Preferred array mode is mainly used in scenarios in which active-active services are deployed with DCs at considerable distance. In these scenarios, cross-site access to the active-active DCs is costly. If the link distance between the DCs is 100 km, a round-trip typically takes approximately 1.3 ms. Preferred array mode reduces cross-site interactions, improving I/O performance.
In data read scenarios, a service host only needs to read data from the active-active storage array of the local DC, which avoids cross-DC data reads and improves overall access performance.

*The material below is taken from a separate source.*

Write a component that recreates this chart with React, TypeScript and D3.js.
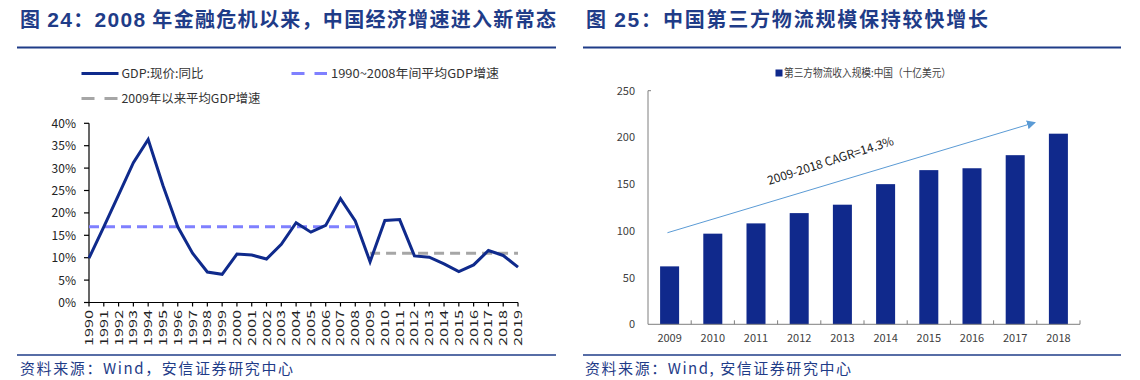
import React from "react";
import * as d3 from "d3";

// ---------- Left chart data ----------
const years = ["1990","1991","1992","1993","1994","1995","1996","1997","1998","1999","2000","2001","2002","2003","2004","2005","2006","2007","2008","2009","2010","2011","2012","2013","2014","2015","2016","2017","2018","2019"];
const gdpGrowth = [9.9,16.9,24.0,31.2,36.4,26.1,16.9,11.0,6.8,6.3,10.8,10.6,9.7,13.0,17.8,15.7,17.2,23.2,18.2,9.1,18.3,18.5,10.4,10.1,8.6,6.9,8.4,11.6,10.5,7.9];
const avg1990to2008 = 16.9;
const avgSince2009 = 11.0;
const pctTicks = [0,5,10,15,20,25,30,35,40];
const leftLegend = ["GDP:现价:同比", "1990~2008年间平均GDP增速", "2009年以来平均GDP增速"];

// ---------- Right chart data ----------
const barYears = ["2009","2010","2011","2012","2013","2014","2015","2016","2017","2018"];
const logisticsRevenue = [62,97,108,119,128,150,165,167,181,204];
const barTicks = [0,50,100,150,200,250];
const rightLegend = "第三方物流收入规模:中国（十亿美元）";
const cagrLabel = "2009-2018 CAGR=14.3%";
const arrowFrom = { i: -0.05, v: 98 };
const arrowTo = { i: 8.46, v: 216 };
const labelAt = { i: 2.3, v: 149 };

const titleLeft = ["图 ", "24", "：", "2008", " 年金融危机以来，中国经济增速进入新常态"];
const titleRight = ["图 ", "25", "：中国第三方物流规模保持较快增长"];
const sourceLeft = "资料来源：Wind，安信证券研究中心";
const sourceRight = "资料来源：Wind, 安信证券研究中心";

const FONT = "'Noto Sans CJK SC', 'Noto Sans', sans-serif";
const LATIN = "'Liberation Sans', Arial, sans-serif";
const HEAD = "#1f3c88";
const NAVY = "#0f2a8c";
const BAR = "#10298c";
const DASH_BLUE = "#7f80ff";
const DASH_GRAY = "#a6a6a6";

export default function App() {
  // Left scales
  const x = d3.scalePoint<string>().domain(years).range([89, 518]);
  const y = d3.scaleLinear().domain([0, 40]).range([302.5, 123.3]);
  const line = d3.line<number>().x((_, i) => x(years[i])!).y((d) => y(d));
  const i2008 = years.indexOf("2008");
  const i2009 = years.indexOf("2009");

  // Right scales
  const xb = d3.scaleBand<string>().domain(barYears).range([648, 1080]).paddingInner(0.56).paddingOuter(0.28);
  const yb = d3.scaleLinear().domain([0, 250]).range([324.3, 90.7]);
  const xi = d3.scaleLinear().domain([-0.5, barYears.length - 0.5]).range([648, 1080]);
  const ax1 = xi(arrowFrom.i), ay1 = yb(arrowFrom.v), ax2 = xi(arrowTo.i), ay2 = yb(arrowTo.v);
  const ang = (Math.atan2(ay2 - ay1, ax2 - ax1) * 180) / Math.PI - 1.2;

  const isLatin = (s: string) => /^[0-9]+$/.test(s);

  return (
    <div style={{ position: "absolute", left: 0, top: 0 }}>
      <svg width={1140} height={380} style={{ display: "block", background: "#fff" }} fontFamily={FONT}>
        <defs>
          <marker id="arr" viewBox="0 0 10 10" refX="9" refY="5" markerWidth="9" markerHeight="9" orient="auto" markerUnits="userSpaceOnUse">
            <path d="M0,0 L10,5 L0,10 z" fill="#5b9bd5" />
          </marker>
        </defs>

        {/* Titles */}
        <text x={20} y={27} fontSize={20} fontWeight="bold" fill={HEAD} textLength={536} lengthAdjust="spacing">
          {titleLeft.map((s, k) => (
            <tspan key={k} fontFamily={isLatin(s) ? LATIN : FONT} fontSize={isLatin(s) ? 21 : 20}>{s}</tspan>
          ))}
        </text>
        <text x={586} y={27} fontSize={20} fontWeight="bold" fill={HEAD} textLength={402} lengthAdjust="spacing">
          {titleRight.map((s, k) => (
            <tspan key={k} fontFamily={isLatin(s) ? LATIN : FONT} fontSize={isLatin(s) ? 21 : 20}>{s}</tspan>
          ))}
        </text>
        <line x1={17} x2={556} y1={47.5} y2={47.5} stroke={HEAD} strokeWidth={2} />
        <line x1={583} x2={1121} y1={47.5} y2={47.5} stroke={HEAD} strokeWidth={2} />

        {/* Footers */}
        <line x1={17} x2={556} y1={355} y2={355} stroke={HEAD} strokeWidth={1.6} />
        <line x1={583} x2={1121} y1={355} y2={355} stroke={HEAD} strokeWidth={1.6} />
        <text x={20} y={373.5} fontSize={15} fill={HEAD} textLength={273} lengthAdjust="spacing">{sourceLeft}</text>
        <text x={585} y={373.5} fontSize={15} fill={HEAD} textLength={266} lengthAdjust="spacing">{sourceRight}</text>

        {/* ---------- Left chart ---------- */}
        {/* Legend */}
        <line x1={81.5} x2={118.5} y1={73.5} y2={73.5} stroke={NAVY} strokeWidth={3} />
        <text x={121.5} y={77.5} fontSize={12} fill="#333" textLength={82} lengthAdjust="spacingAndGlyphs">{leftLegend[0]}</text>
        <line x1={291.5} x2={327} y1={73.5} y2={73.5} stroke={DASH_BLUE} strokeWidth={3} strokeDasharray="13,10" />
        <text x={331} y={77.5} fontSize={12} fill="#333" textLength={168} lengthAdjust="spacingAndGlyphs">{leftLegend[1]}</text>
        <line x1={81.5} x2={118.5} y1={98.5} y2={98.5} stroke={DASH_GRAY} strokeWidth={3} strokeDasharray="13,10" />
        <text x={121.5} y={102.5} fontSize={12} fill="#333" textLength={139} lengthAdjust="spacingAndGlyphs">{leftLegend[2]}</text>

        {/* Y axis */}
        <line x1={89} x2={89} y1={y(40)} y2={y(0)} stroke="#000" strokeWidth={1.2} />
        {pctTicks.map((t) => (
          <g key={t}>
            <line x1={84} x2={89} y1={y(t)} y2={y(t)} stroke="#000" strokeWidth={1.2} />
            <text x={76} y={y(t) + 4.5} fontSize={12} fill="#222" textAnchor="end">{t}%</text>
          </g>
        ))}
        {/* X axis */}
        <line x1={89} x2={518} y1={y(0)} y2={y(0)} stroke="#000" strokeWidth={1.2} />
        {years.map((yr) => (
          <g key={yr}>
            <line x1={x(yr)} x2={x(yr)} y1={y(0)} y2={y(0) + 4} stroke="#000" strokeWidth={1.2} />
            <text transform={`translate(${x(yr)! + 4},${310}) rotate(-90)`} fontSize={11} fill="#222" textAnchor="end" textLength={36} lengthAdjust="spacingAndGlyphs">{yr}</text>
          </g>
        ))}

        {/* Average lines */}
        <line x1={x(years[0])} x2={x(years[i2008])} y1={y(avg1990to2008)} y2={y(avg1990to2008)} stroke={DASH_BLUE} strokeWidth={3} strokeDasharray="10,6" />
        <line x1={x(years[i2009])} x2={x(years[years.length - 1])} y1={y(avgSince2009)} y2={y(avgSince2009)} stroke={DASH_GRAY} strokeWidth={3} strokeDasharray="10,6" />

        {/* GDP line */}
        <path d={line(gdpGrowth) || ""} fill="none" stroke={NAVY} strokeWidth={3} strokeLinejoin="miter" />

        {/* ---------- Right chart ---------- */}
        <rect x={775.5} y={69.5} width={7} height={7} fill={BAR} />
        <text x={784} y={77} fontSize={11} fill="#404040" textLength={167} lengthAdjust="spacingAndGlyphs">{rightLegend}</text>

        {barTicks.map((t) => (
          <text key={t} x={635} y={yb(t) + 4} fontSize={11} fill="#404040" textAnchor="end">{t}</text>
        ))}
        <line x1={648} x2={648} y1={yb(250)} y2={yb(0)} stroke="#7f7f7f" strokeWidth={1} />
        <line x1={648} x2={651} y1={yb(250)} y2={yb(250)} stroke="#7f7f7f" strokeWidth={1} />

        {barYears.map((yr, i) => (
          <g key={yr}>
            <rect x={xb(yr)} y={yb(logisticsRevenue[i])} width={xb.bandwidth()} height={yb(0) - yb(logisticsRevenue[i])} fill={BAR} />
            <text x={xb(yr)! + xb.bandwidth() / 2} y={342} fontSize={11} fill="#404040" textAnchor="middle">{yr}</text>
            <line x1={xi(i + 0.5)} x2={xi(i + 0.5)} y1={yb(0) - 4} y2={yb(0)} stroke="#7f7f7f" strokeWidth={1} />
          </g>
        ))}
        <line x1={648} x2={1080} y1={yb(0)} y2={yb(0)} stroke="#7f7f7f" strokeWidth={1} />

        {/* CAGR arrow */}
        <line x1={ax1} y1={ay1} x2={ax2} y2={ay2} stroke="#5b9bd5" strokeWidth={1} markerEnd="url(#arr)" />
        <text transform={`translate(${xi(labelAt.i)},${yb(labelAt.v)}) rotate(${ang})`} fontSize={12} fill="#222" textLength={132} lengthAdjust="spacingAndGlyphs">{cagrLabel}</text>
      </svg>
    </div>
  );
}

Tandem injections from HyperMetro + FlashLink
FlashLink technology works with the HyperMetro feature to deliver precise CPU prioritisation and I/O scheduling, enabling mission-critical services to be processed in their own zone. Other tasks cannot congest the zone and each resource has its own highest priority settings in terms of host read/write requests handled in the system. This prioritisation helps ensure the active-active service latency remains predictable and consistent even as loads increase. In addition, after large blocks are aggregated by the ROW mechanism, the data is written to SSDs sequentially. Disk/controller collaboration and intelligent recognition functions identify hot and cold user data and metadata, thereby reducing write amplification, extending the disk service life, and improving the overall write performance of the storage system.
HyperMetro can work with inline deduplication, compression, ROW snapshot, and other features all at the same time. These features involve a large amount of metadata. FlashLink technology introduces improved metadata caching mechanisms to ensure frequently accessed metadata can be directly queried from the memory, resulting in lower TCO for users. The wider range of disaster recovery functions deliver better reliability while ensuring stable performance.
The series of reliability and performance optimisation designs in Huawei HyperMetro contribute to the lightning-fast performance and rock-solid stability of the OceanStor Dorado V3 – the optimal choice in the all-flash era with its impressive throttling in carrying mission-critical services.